Code that draws figures:
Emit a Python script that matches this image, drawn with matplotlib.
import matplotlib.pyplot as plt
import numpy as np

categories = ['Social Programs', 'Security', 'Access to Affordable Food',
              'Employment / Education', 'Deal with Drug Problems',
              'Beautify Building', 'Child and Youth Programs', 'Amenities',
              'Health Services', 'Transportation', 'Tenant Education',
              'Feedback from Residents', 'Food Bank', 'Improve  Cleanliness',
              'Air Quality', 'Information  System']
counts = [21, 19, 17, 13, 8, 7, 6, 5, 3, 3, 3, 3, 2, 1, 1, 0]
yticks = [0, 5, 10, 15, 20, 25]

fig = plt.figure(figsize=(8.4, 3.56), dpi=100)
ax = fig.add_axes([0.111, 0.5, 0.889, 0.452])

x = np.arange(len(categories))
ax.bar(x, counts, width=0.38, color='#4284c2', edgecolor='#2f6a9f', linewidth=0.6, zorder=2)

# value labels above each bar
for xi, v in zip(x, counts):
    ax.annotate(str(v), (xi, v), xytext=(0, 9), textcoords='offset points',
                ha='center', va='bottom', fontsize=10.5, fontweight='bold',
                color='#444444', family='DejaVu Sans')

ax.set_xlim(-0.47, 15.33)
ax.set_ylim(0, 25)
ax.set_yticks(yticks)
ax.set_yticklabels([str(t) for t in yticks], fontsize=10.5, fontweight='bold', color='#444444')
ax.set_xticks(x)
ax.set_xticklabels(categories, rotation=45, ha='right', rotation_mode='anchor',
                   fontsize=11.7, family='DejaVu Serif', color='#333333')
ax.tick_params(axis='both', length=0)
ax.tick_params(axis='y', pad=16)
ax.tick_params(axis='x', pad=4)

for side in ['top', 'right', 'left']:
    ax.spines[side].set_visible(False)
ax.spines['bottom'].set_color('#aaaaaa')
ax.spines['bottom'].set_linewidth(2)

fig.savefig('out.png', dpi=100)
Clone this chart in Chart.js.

## Given problem
Copy every record exactly, with nothing added or dropped.

## Finished answer
Emit a Python script that matches this image, drawn with matplotlib.
import matplotlib.pyplot as plt
import numpy as np

categories = ['Social Programs', 'Security', 'Access to Affordable Food',
              'Employment / Education', 'Deal with Drug Problems',
              'Beautify Building', 'Child and Youth Programs', 'Amenities',
              'Health Services', 'Transportation', 'Tenant Education',
              'Feedback from Residents', 'Food Bank', 'Improve  Cleanliness',
              'Air Quality', 'Information  System']
counts = [21, 19, 17, 13, 8, 7, 6, 5, 3, 3, 3, 3, 2, 1, 1, 0]
yticks = [0, 5, 10, 15, 20, 25]

fig = plt.figure(figsize=(8.4, 3.56), dpi=100)
ax = fig.add_axes([0.111, 0.5, 0.889, 0.452])

x = np.arange(len(categories))
ax.bar(x, counts, width=0.38, color='#4284c2', edgecolor='#2f6a9f', linewidth=0.6, zorder=2)

# value labels above each bar
for xi, v in zip(x, counts):
    ax.annotate(str(v), (xi, v), xytext=(0, 9), textcoords='offset points',
                ha='center', va='bottom', fontsize=10.5, fontweight='bold',
                color='#444444', family='DejaVu Sans')

ax.set_xlim(-0.47, 15.33)
ax.set_ylim(0, 25)
ax.set_yticks(yticks)
ax.set_yticklabels([str(t) for t in yticks], fontsize=10.5, fontweight='bold', color='#444444')
ax.set_xticks(x)
ax.set_xticklabels(categories, rotation=45, ha='right', rotation_mode='anchor',
                   fontsize=11.7, family='DejaVu Serif', color='#333333')
ax.tick_params(axis='both', length=0)
ax.tick_params(axis='y', pad=16)
ax.tick_params(axis='x', pad=4)

for side in ['top', 'right', 'left']:
    ax.spines[side].set_visible(False)
ax.spines['bottom'].set_color('#aaaaaa')
ax.spines['bottom'].set_linewidth(2)

fig.savefig('out.png', dpi=100)
Clone this chart in Chart.js.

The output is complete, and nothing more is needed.